La tolerancia a la frustración es algo así como un súper poder. Y no se nace con él, es un arduo camino cuesta arriba. Esto lo pueden corroborar los padres que constantemente deben decir no. Quitar de las manitas de sus hijos esos dulces, golosinas o frituras que no se podrán llevar, que no eran parte de la lista del súper o de la tiendita y, por lo tanto, deberán regresarlos, no es una tarea fácil. Se enfrentan a los peores berrinches, a las miradas atentas, compasivas o irritadas de los otros, y aunque es un mal trago, saben que le están enseñando a los pequeños que hay un momento y un lugar para todo, y que ése no es el momento.

Durante la adolescencia se combate aún con más energía para conseguir lo que se quiere, permisos, fiestas, paseos, etc. A esta altura, los padres ya están un poco más cansados, pero aun así logran poner cierta resistencia y consiguen poner los límites esenciales (en el mejor de los casos).

Sin embargo, también mientras van creciendo comienzan a adoptar como mantras las ideologías de “ahora o nunca” o “me merezco ser feliz”, que en su manera reduccionista no es otra cosa que darle luz verde al impulso disfrazado de “esto es lo que quiero en la vida”.

O escuchan las voces de las sirenas: “Al cliente lo que quiera”, “al cliente hay que darle siempre la razón” o “satisfacción 100% garantizada”, que buscan asegurarse de una compra inmediata antes de que el pensamiento actúe y se produzca la transformación de persona en cliente y ya no se da cuenta de que no quiere verdaderamente eso o que nunca lo ha necesitado. 

Esta dinámica ha ido migrando poco a poco a otras situaciones, ya no se trata de las cosas, sino de la relación que se tiene hacia ellas.

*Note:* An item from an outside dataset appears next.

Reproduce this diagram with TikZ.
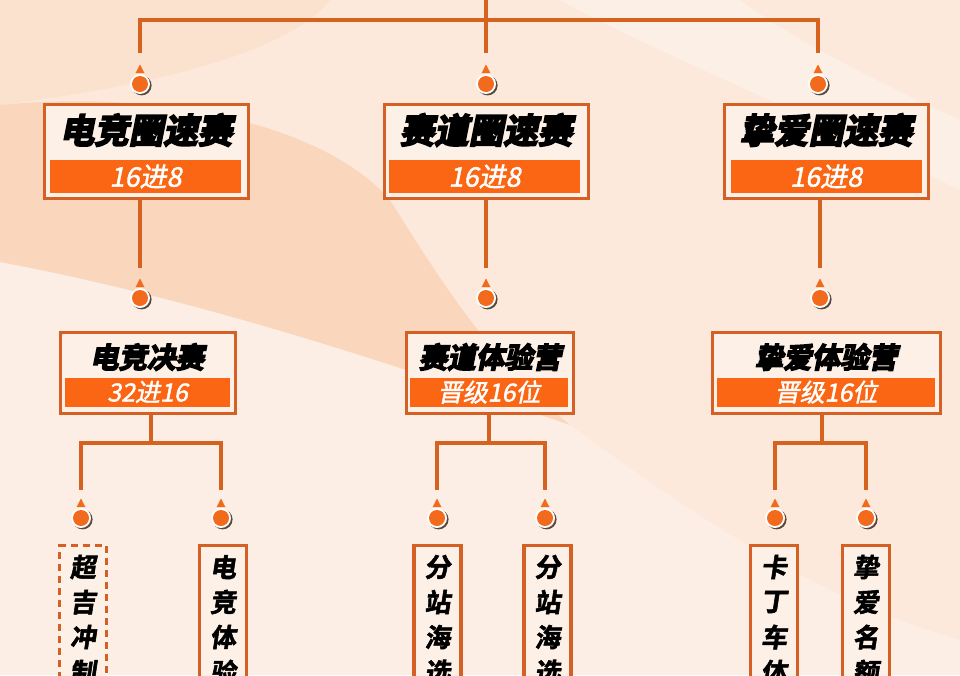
\documentclass[tikz,border=0pt]{standalone}
\usepackage{fontspec}
\newfontfamily\tfont{Noto Sans CJK SC Bold}[FakeSlant=0.2,FakeBold=5]
\newfontfamily\sfont{Noto Sans CJK SC}[FakeSlant=0.2,FakeBold=1.5]
\newfontfamily\vfont{Noto Sans CJK SC Bold}[FakeSlant=0.15,FakeBold=2]
\definecolor{bgbase}{HTML}{FCE9DB}
\definecolor{swoosh}{HTML}{F8CFAF}
\definecolor{boxedge}{HTML}{D46026}
\definecolor{boxfill}{HTML}{FDF0E6}
\definecolor{barfill}{HTML}{FA6614}
\definecolor{lineorange}{HTML}{D5621F}
\definecolor{pinorange}{HTML}{F26A1C}
\definecolor{pinshadow}{HTML}{3E2A20}
\newcommand\mkpin[3]{%
  \fill[pinshadow,opacity=0.85] (#2+1.6,#3+1.4) circle (10pt);
  \node[circle, fill=white, minimum size=20pt, inner sep=0pt] (#1) at (#2,#3) {};
  \fill[pinorange] (#1.center) circle (8pt);
  \fill[pinorange] ([shift={(-4.5pt,10.8pt)}]#1.center) -- ([shift={(4.5pt,10.8pt)}]#1.center) -- ([shift={(0pt,19.5pt)}]#1.center) -- cycle;
}
\newcommand\vcol[2]{%
  \foreach \ch [count=\i] in {#2} {\node[vch] at (#1,{567+35*(\i-1)}) {\ch};}
}
\begin{document}
\begin{tikzpicture}[x=1pt,y=-1pt,
  boxline/.style={draw=boxedge, line width=3.4pt, fill=boxfill, inner sep=0pt},
  bar/.style={fill=barfill, inner sep=0pt},
  conn/.style={draw=lineorange, line width=3.5pt},
  ttla/.style={font=\tfont\fontsize{34.5}{35}\selectfont, text=black, inner sep=0pt},
  ttlb/.style={font=\tfont\fontsize{28.5}{29}\selectfont, text=black, inner sep=0pt},
  suba/.style={font=\sfont\fontsize{27}{27}\selectfont, text=white, inner sep=0pt},
  subb/.style={font=\sfont\fontsize{25}{25}\selectfont, text=white, inner sep=0pt},
  vch/.style={font=\vfont\fontsize{26}{26}\selectfont, text=black, inner sep=0pt},
  colbox/.style={boxline, minimum width=47pt, minimum height=200pt, anchor=north},
]
\useasboundingbox (0,0) rectangle (960,675);
\clip (0,0) rectangle (960,675);
% background
\fill[bgbase] (0,0) rectangle (960,675);
\fill[swoosh,opacity=0.7] (0,105) .. controls (150,90) and (320,120) .. (390,200)
  .. controls (440,280) and (490,360) .. (570,425)
  .. controls (380,360) and (200,300) .. (0,262) -- cycle;
\fill[swoosh,opacity=0.25] (0,0) -- (330,0) .. controls (300,40) and (200,80) .. (0,105) -- cycle;
\fill[white,opacity=0.3] (560,0) .. controls (650,50) and (800,110) .. (960,190) -- (960,120) .. controls (850,70) and (780,30) .. (740,0) -- cycle;
\fill[white,opacity=0.25] (0,262) .. controls (200,300) and (380,360) .. (570,425) .. controls (700,520) and (820,600) .. (960,640) -- (960,675) -- (0,675) -- cycle;

% pins
\mkpin{p1}{140}{84}
\mkpin{p2}{486}{84}
\mkpin{p3}{818}{84}
\mkpin{q1}{140}{298}
\mkpin{q2}{486}{298}
\mkpin{q3}{820}{298}
\mkpin{r1}{81}{518}
\mkpin{r2}{221}{518}
\mkpin{r3}{437}{518}
\mkpin{r4}{545}{518}
\mkpin{r5}{775}{518}
\mkpin{r6}{866}{518}

% level 1 boxes
\node[boxline, minimum width=204pt, minimum height=94pt] (a1) at (146.5,151.5) {};
\node[boxline, minimum width=204pt, minimum height=94pt] (a2) at (486.5,151.5) {};
\node[boxline, minimum width=204pt, minimum height=94pt] (a3) at (826.5,151.5) {};
\node[bar, minimum width=191pt, minimum height=33pt] (a1b) at (145.5,176.5) {};
\node[bar, minimum width=191pt, minimum height=33pt] (a2b) at (484.5,176.5) {};
\node[bar, minimum width=191pt, minimum height=33pt] (a3b) at (826,176.5) {};
\node[ttla] at (146,130) {电竞圈速赛};
\node[ttla] at (486,130) {赛道圈速赛};
\node[ttla] at (826,130) {挚爱圈速赛};
\node[suba] at (a1b) {16进8};
\node[suba] at (a2b) {16进8};
\node[suba] at (a3b) {16进8};

% level 2 boxes
\node[boxline, minimum width=175pt, minimum height=81pt] (c1) at (148,373) {};
\node[boxline, minimum width=167pt, minimum height=81pt] (c2) at (490,373) {};
\node[boxline, minimum width=228pt, minimum height=81pt] (c3) at (826.5,373) {};
\node[bar, minimum width=165pt, minimum height=29pt] (c1b) at (147.5,392) {};
\node[bar, minimum width=158pt, minimum height=29pt] (c2b) at (489,392) {};
\node[bar, minimum width=218pt, minimum height=29pt] (c3b) at (826,392) {};
\node[ttlb] at (147,357) {电竞决赛};
\node[ttlb] at (490,357) {赛道体验营};
\node[ttlb] at (826,357) {挚爱体验营};
\node[subb] at (c1b) {32进16};
\node[subb] at (c2b) {晋级16位};
\node[subb] at (c3b) {晋级16位};

% level 3 boxes
\node[colbox, dash pattern=on 7pt off 5pt] (d1) at (83,544) {};
\node[colbox] (d2) at (223,544) {};
\node[colbox] (d3) at (437.5,544) {};
\node[colbox] (d4) at (547.5,544) {};
\node[colbox] (d5) at (774,544) {};
\node[colbox] (d6) at (866,544) {};
\vcol{83}{超,吉,冲,制}
\vcol{223}{电,竞,体,验}
\vcol{437.5}{分,站,海,选}
\vcol{547.5}{分,站,海,选}
\vcol{774}{卡,丁,车,体}
\vcol{866}{挚,爱,名,额}

% connectors
\coordinate (root) at (486,-3);
\coordinate (hub) at (486,20);
\draw[conn] (root) -- (hub);
\draw[conn] ([yshift=31pt]p1.center) |- (hub) -| ([yshift=31pt]p3.center);
\draw[conn] (hub) -- ([yshift=31pt]p2.center);
\draw[conn] (a1.south -| q1) -- ([yshift=30pt]q1.center);
\draw[conn] (a2.south -| q2) -- ([yshift=30pt]q2.center);
\draw[conn] (a3.south -| q3) -- ([yshift=30pt]q3.center);
\coordinate (j1) at (151,443);
\coordinate (j2) at (489,443);
\coordinate (j3) at (822,443);
\draw[conn] (c1.south -| j1) -- (j1);
\draw[conn] (c2.south -| j2) -- (j2);
\draw[conn] (c3.south -| j3) -- (j3);
\draw[conn] ([yshift=28pt]r1.center) |- (j1) -| ([yshift=28pt]r2.center);
\draw[conn] ([yshift=28pt]r3.center) |- (j2) -| ([yshift=28pt]r4.center);
\draw[conn] ([yshift=28pt]r5.center) |- (j3) -| ([yshift=28pt]r6.center);
\end{tikzpicture}
\end{document}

Se ingresa al trabajo nuevo y éste no parece ser lo que se esperaba. Quizá son muchas exigencias y antes de que se termine de entender de qué se trataba, se ha renunciado. Quizá se siente incapaz y no puede remontar esa sensación, o quizá siente que era demasiado capaz para lo que tenía que hacer y que no estaban explotando su potencial a sólo unos meses de haber ingresado a trabajar.

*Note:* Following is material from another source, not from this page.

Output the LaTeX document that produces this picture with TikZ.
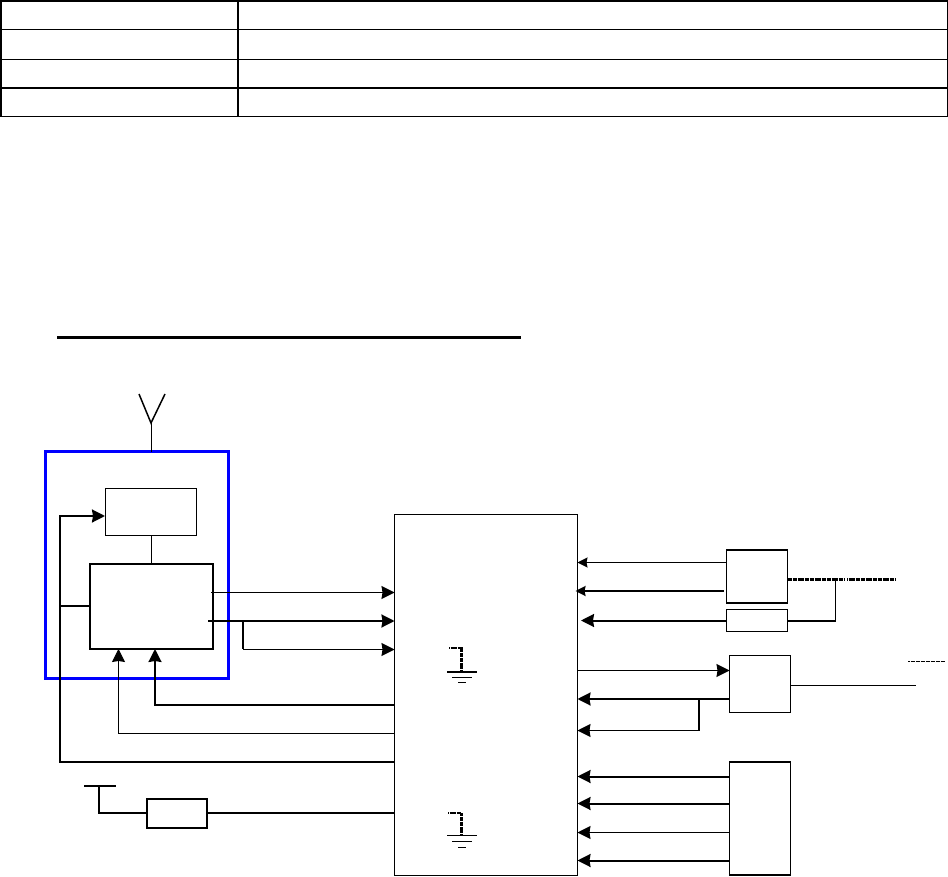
\documentclass[tikz,border=0pt]{standalone}
\usepackage{tikz}
\usetikzlibrary{arrows.meta}

\tikzset{
	block/.style={draw, line width=1.5pt, inner sep=0pt, outer sep=0pt},
	thinwire/.style={line width=1pt},
	widewire/.style={line width=2pt},
	bighead/.style={-{Stealth[length=13pt, width=13pt, inset=1pt]}},
	smallhead/.style={-{Stealth[length=10pt, width=10pt, inset=1pt]}},
	thinarrow/.style={thinwire, bighead},
	widearrow/.style={widewire, bighead},
	smallarrow/.style={thinwire, smallhead},
	roughwire/.style={line width=2.4pt, dash pattern=on 1.4pt off 0.3pt},
	tablerule/.style={line width=1pt},
	tableheavy/.style={line width=2pt}
}

\begin{document}
\begin{tikzpicture}[x=1pt, y=-1pt]
	\useasboundingbox (0,0) rectangle (948,877);

	%table
	\draw[tableheavy] (1,1) -- (948,1);
	\draw[tablerule] (0,29.5) -- (948,29.5);
	\draw[tablerule] (0,59.5) -- (948,59.5);
	\draw[tableheavy] (0,88) -- (948,88);
	\draw[tablerule] (0,116.5) -- (948,116.5);
	\draw[tableheavy] (1,0) -- (1,117);
	\draw[tableheavy] (238,0) -- (238,117);
	\draw[tablerule] (947.5,0) -- (947.5,117);

	%heading rule
	\draw[line width=3pt] (57,338) -- (521,338);

	%nodes
	\node (rf)[block, line width=1pt, minimum width=91pt, minimum height=47pt] at (150.5,511.5) {};
	\node (radio)[block, minimum width=123pt, minimum height=85pt, below of=rf, node distance=95pt, xshift=1pt] {};
	\node (module)[draw=blue, line width=3pt, inner sep=0pt, outer sep=0pt, minimum width=183pt, minimum height=226.5pt] at (137,564.75) {};
	\node (main)[block, line width=1pt, minimum width=183pt, minimum height=361pt] at (486,694.5) {};

	\node (sensor)[block, minimum width=61pt, minimum height=53pt] at (757,576.5) {};
	\node (filter)[block, minimum width=61pt, minimum height=22pt, below of=sensor, node distance=44pt] {};
	\node (driver)[block, line width=1pt, minimum width=61pt, minimum height=56.5pt] at (760,684) {};
	\node (header)[block, minimum width=61pt, minimum height=113pt, below of=driver, node distance=134.5pt] {};
	\node (fuse)[block, minimum width=60pt, minimum height=29pt] at (177,813.5) {};

	%free ends
	\coordinate (aerialtip) at (151,423);
	\coordinate (aerialL) at (139,394);
	\coordinate (aerialR) at (165,394);
	\coordinate (busleft) at (60,606);
	\coordinate (branchL) at (243,621);
	\coordinate (radioA) at (155,705);
	\coordinate (radioB) at (118.5,733);
	\coordinate (supply) at (99,786);
	\coordinate (rough) at (835.5,579.5);
	\coordinate (branchR) at (699,699);

	%aerial
	\draw[line width=1.5pt] (aerialL) -- (aerialtip) -- (aerialR);
	\draw[thinwire] (aerialtip) -- (aerialtip |- module.north);

	%links on the left
	\draw[thinwire] (rf.south -| radio.north) -- (radio.north);
	\draw[widewire] (radio.west |- busleft) -- (busleft);
	\draw[widewire, bighead] (main.west |- 0,762) -- (60,762) -- (60,516) -- (rf.west |- 0,516);
	\draw[thinarrow] (211,592.5) -- (main.west |- 0,592.5);
	\draw[widearrow] (208,621) -- (main.west |- 0,621);
	\draw[thinarrow] (branchL) -- (243,649.5) -- (main.west |- 0,649.5);
	\draw[widewire] (branchL) -- (243,649);
	\draw[widearrow] (main.west |- radioA) -- (radioA) -- (radioA |- radio.south);
	\draw[thinarrow] (main.west |- radioB) -- (radioB) -- (radioB |- radio.south);

	%supply
	\draw[widewire] (84,786) -- (116,786);
	\draw[widewire] (supply) -- (99,813) -- (fuse.west |- 0,813);
	\draw[widewire] (fuse.east |- 0,813) -- (main.west |- 0,813);

	%links on the right
	\draw[smallarrow] (sensor.west |- 0,562.5) -- (main.east |- 0,562.5);
	\draw[widewire, smallhead] (724,591) -- (575.5,591);
	\draw[widearrow] (filter.west) -- (581,620.5);
	\draw[roughwire] (sensor.east |- rough) -- (845,579.5);
	\draw[roughwire] (847,579.5) -- (896,579.5);
	\draw[thinwire] (rough) -- (835.5,620.5);
	\draw[widewire] (835.5,620.5) -- (filter.east);

	\draw[thinarrow] (main.east |- 0,670.5) -- (driver.west |- 0,670.5);
	\draw[widearrow] (driver.west |- branchR) -- (main.east |- branchR);
	\draw[thinarrow] (branchR) -- (699,730.5) -- (main.east |- 0,730.5);
	\draw[widewire] (branchR) -- (699,730);
	\draw[thinwire] (driver.east |- 0,685.5) -- (916,685.5);
	\draw[line width=1pt, dash pattern=on 2pt off 0.5pt] (908,661.5) -- (945,661.5);

	\draw[widearrow] (header.west |- 0,776.5) -- (main.east |- 0,776.5);
	\draw[widearrow] (header.west |- 0,803.5) -- (main.east |- 0,803.5);
	\draw[thinarrow] (header.west |- 0,832.5) -- (main.east |- 0,832.5);
	\draw[widearrow] (header.west |- 0,860.5) -- (main.east |- 0,860.5);

	%grounds
	\draw[roughwire] (449,648) -- (461.5,648) -- (461.5,672);
	\draw[widewire] (447,672) -- (477,672);
	\draw[thinwire] (452,677.5) -- (472,677.5);
	\draw[thinwire] (458,682.5) -- (466,682.5);
	\draw[roughwire] (448,813) -- (461.5,813) -- (461.5,835);
	\draw[thinwire] (447,835.5) -- (477,835.5);
	\draw[thinwire] (452,841.5) -- (472,841.5);
	\draw[thinwire] (458,847.5) -- (466,847.5);
\end{tikzpicture}
\end{document}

En el amor sucede algo muy parecido. Se espera que una relación amorosa sea buena desde el inicio, “no tengo tiempo para estar perdiendo”; cuando una relación se tratara de tejer entre dos. Incluso para buscar hilos nuevos, cada vez mejores, hay que esperar, o para recuperar los que se zafaron y desbaratar uno que otro nudo. No, la cultura del ahora tiene una necesidad de saber, o quizá ansiedad de saber si es bueno o es malo, si vale la pena o no, si se descarta o se conserva.

Todo se resolvería como temas más o menos neuróticos a sobrellevar en la vida cotidiana, si no hubiésemos trasladado esa ansiedad por el ahora al terreno de las políticas públicas y la infraestructura del país. Los gobiernos requieren continuidad entre ellos, porque las grandes obras toman mucho tiempo; los acuerdos entre diferentes facciones políticas toman mucho tiempo en negociarse, y el poder se puede alternar entre unos y otros. Detener un aeropuerto porque el mío es más bonito, inaugurar con prisas y malos acabados para poder decir que se cumplió sin la conciencia de que a la larga tendrá costos altos. Parece que nadie piensa en las generaciones futuras. Desde hace algunos años, la mentalidad de los políticos se ha centrado en lo que pueden obtener ahora o en el plazo de sus periodos, sea cual fuere un sexenio o un trienio. El costo político de vetar lo que es incorrecto porque destruye el ambiente, porque pueden ganar alguna función en el gobierno o una embajada o un favor en el futuro a corto plazo. En esa ansiedad de si no puedo hacerme algo en el presente, no quiero dejar paso a lo incierto de los hechos, aunque derrumbe lo cierto de una postura ética y comunitaria. Es el ahora o nunca.

Todo parece que, en lugar de crecer y desarrollarnos síquicamente, involucionamos y nos convertimos en niños pequeños que no han aprendido a esperar ni a compartir, que lo quieren todo para ellos y que siempre considerarán que sus deseos son más importantes que los demás. Y esperan gratificación instantánea. Nos merecemos mejores adultos en el poder. Es el problema del ahora.